Apparently the politicians and lawyers did not comprehend the potential health implications of this venture. Initially the scheme’s promoters were welcome in the mayor’s office. Because the plant would need to obtain power from the grid on our side of the border, they would require support from local authorities. When the National Energy Board (NEB) invited applications for intervenor status, a few disturbed citizens found the courage to apply. The power brokers of our community sat on their hands, seemingly not knowing how to deal with this threat.

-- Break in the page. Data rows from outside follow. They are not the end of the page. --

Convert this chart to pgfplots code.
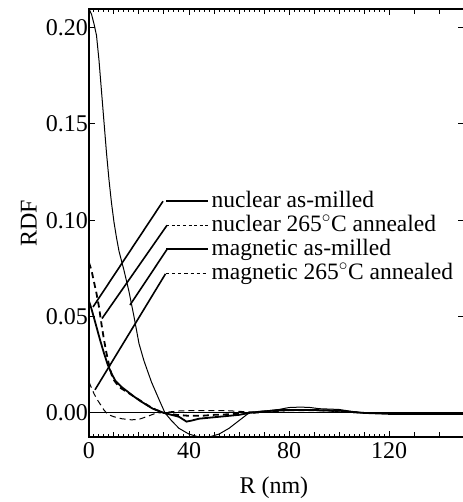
\documentclass[border=0pt]{standalone}
\usepackage{pgfplots}
\pgfplotsset{compat=1.18}
\usepackage{fontspec}
\setmainfont{Liberation Serif}
\tikzset{leg/.style={anchor=base west, inner sep=0pt, yshift=-6bp, font=\fontsize{23.5bp}{24bp}\selectfont}}
\begin{document}
\fontsize{24bp}{26bp}\selectfont
\begin{tikzpicture}
\begin{axis}[
  scale only axis, width=375bp, height=428bp,
  xmin=0, xmax=150, ymin=-0.0125, ymax=0.2097,
  axis line style={line width=1.8bp},
  xtick={0,40,80,120},
  ytick={0,0.05,0.10,0.15,0.20},
  minor x tick num=19,
  extra x ticks={10,20,30,50,60,70,90,100,110,130,140},
  extra x tick labels={},
  extra x tick style={major tick length=5bp},
  tick align=inside,
  major tick length=6bp, minor tick length=3.5bp,
  xtick pos=both, ytick pos=both,
  tick style={line width=1bp, black},
  /pgf/number format/assume math mode=true,
  yticklabel style={/pgf/number format/.cd, fixed, fixed zerofill, precision=2, /tikz/.cd, inner sep=1bp},
  xticklabel style={inner sep=1bp, yshift=-4bp},
  xlabel={R (nm)}, ylabel={RDF},
  every axis x label/.style={at={(axis description cs:0.493,-0.131)}, anchor=base, inner sep=0pt},
  every axis y label/.style={at={(axis description cs:-0.139,0.5)}, rotate=90, anchor=south, inner sep=0pt},
]
\coordinate (bl) at (rel axis cs:0,0);
\coordinate (tr) at (rel axis cs:1,1);
% zero line
\addplot[black, line width=1bp] coordinates {(0,0) (150,0)};
% magnetic as-milled (thin solid)
\addplot[black, line width=1bp] coordinates {
(0,0.2097) (1,0.207) (2,0.202) (3,0.196) (4,0.183) (5,0.167) (6,0.151) (7,0.135) (8,0.121)
(9,0.109) (10,0.099) (11,0.091) (12,0.084) (14,0.074) (16,0.063) (18,0.050) (20,0.036)
(22,0.027) (25,0.016) (28,0.007) (30.4,0.0) (33,-0.004) (36,-0.008) (40,-0.011) (44,-0.0125)
(48,-0.0125) (52,-0.011) (56,-0.008) (60,-0.004) (64,0.0) (68,0.0008) (72,0.0012) (76,0.0018)
(80,0.0028) (84,0.003) (88,0.0029) (92,0.0022) (96,0.002) (100,0.0018) (104,0.001) (108,0.0003)
(112,0.0) (120,0.0) (135,-0.0002) (150,-0.0002)};
% nuclear as-milled (thick solid)
\addplot[black, line width=1.8bp] coordinates {
(0,0.058) (1,0.054) (2.5,0.047) (4.4,0.038) (6,0.031) (7.5,0.025) (9,0.0205) (10.5,0.0168)
(13,0.0135) (15.5,0.011) (18,0.0085) (20.5,0.0062) (23,0.0042) (25.5,0.0022) (28,0.001) (30,0.0)
(33,-0.001) (36,-0.002) (39,-0.0045) (41,-0.004) (44,-0.003) (48,-0.0025) (52,-0.002)
(56,-0.0015) (60,-0.001) (64,0.0) (68,0.0005) (72,0.001) (76,0.0015) (80,0.0015) (90,0.0015)
(100,0.0012) (105,0.0005) (110,0.0) (120,-0.0005) (150,-0.0005)};
% nuclear 265C annealed (thick dashed)
\addplot[black, line width=1.8bp, dash pattern=on 6bp off 4bp] coordinates {
(0,0.078) (1,0.074) (2,0.068) (3,0.062) (4,0.055) (5,0.046) (6,0.038) (7,0.031) (8,0.025)
(9,0.020) (10,0.017) (12,0.0135) (15,0.011) (18,0.0085) (21,0.006) (24,0.0035) (27,0.0015)
(30,0.0) (35,-0.001) (40,-0.0015) (45,-0.0015) (50,-0.001) (60,-0.0005) (70,0.0005)
(80,0.0015) (90,0.0015) (100,0.001) (110,0.0) (150,0.0)};
% magnetic 265C annealed (thin dashed)
\addplot[black, line width=1bp, dash pattern=on 6bp off 4bp] coordinates {
(0,0.016) (1,0.013) (2,0.010) (3,0.0075) (4,0.0055) (5,0.0035) (6,0.0015) (7,0.0) (8,-0.001)
(10,-0.002) (13,-0.003) (17,-0.0036) (20,-0.0033) (23,-0.002) (26,-0.0005) (28,0.0)
(32,0.0005) (36,0.001) (40,0.0012) (50,0.0012) (55,0.0012) (60,0.0008) (65,0.0005)
(70,0.0008) (76,0.001) (82,0.0012) (90,0.0012) (96,0.001) (100,0.0005) (110,0.0) (150,0.0)};
% legend with pointer lines
\draw[line width=1.6bp] (axis cs:29.6,0.1099) -- (axis cs:1.6,0.055);
\draw[line width=1.6bp] (axis cs:31.2,0.0974) -- (axis cs:5.2,0.049);
\draw[line width=1.6bp] (axis cs:31.2,0.0849) -- (axis cs:16.4,0.056);
\draw[line width=1.6bp] (axis cs:30.6,0.0722) -- (axis cs:2.4,0.012);
\draw[line width=1.5bp] (axis cs:31,0.1099) -- (axis cs:47.6,0.1099);
\draw[line width=1.5bp, dash pattern=on 3bp off 2.5bp] (axis cs:31,0.0974) -- (axis cs:47.6,0.0974);
\draw[line width=1.8bp] (axis cs:31,0.0849) -- (axis cs:47.6,0.0849);
\draw[line width=1bp, dash pattern=on 3bp off 3bp] (axis cs:31,0.0722) -- (axis cs:47.6,0.0722);
\node[leg] at (axis cs:49,0.1099) {nuclear as-milled};
\node[leg] at (axis cs:49,0.0974) {nuclear 265$^\circ$C annealed};
\node[leg] at (axis cs:49,0.0849) {magnetic as-milled};
\node[leg] at (axis cs:49,0.0722) {magnetic 265$^\circ$C annealed};
\end{axis}
\pgfresetboundingbox
\path ([shift={(-89bp,-65bp)}]bl) rectangle ([shift={(-1bp,9bp)}]tr);
\end{tikzpicture}
\end{document}
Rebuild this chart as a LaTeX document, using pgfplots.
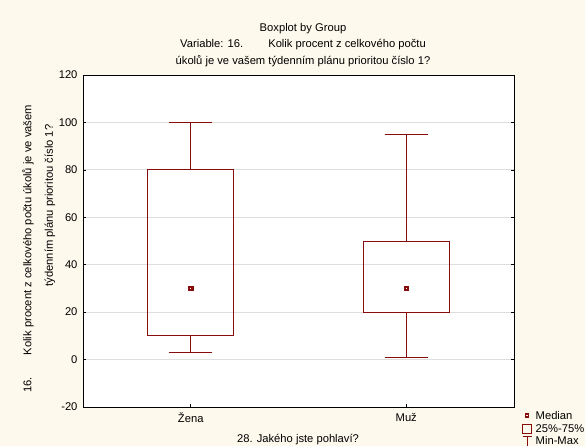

Now Linda had a change of heart. “There aren’t enough intervenors to impress the NEB,” she said. “We will have to get involved.” I’ve learned that when Linda says “we” in such cases, she means I will have to enter the fray, albeit with her full backing. Several months later, I and other citizens stood before the NEB with quaking limbs, urging them to quash the project. Some unbelieving individuals were convinced our cause was hopeless and wrote letters to local papers claiming, “You can’t win against the Yankees. Give it up!” In time more people became enboldened and several hundred applied to be intervenors. We developed the SE2 Action Group and initiated a letter campaign to the NEB. In spite of the naysayers, we prevailed and the NEB ruled in our favour.

Since those early years, Linda and I have partnered a number of times with others in seemingly hopeless endeavours. When we celebrated my 80th birthday last month, I looked back and realized that although I often trembled, I have sought to not live tentatively.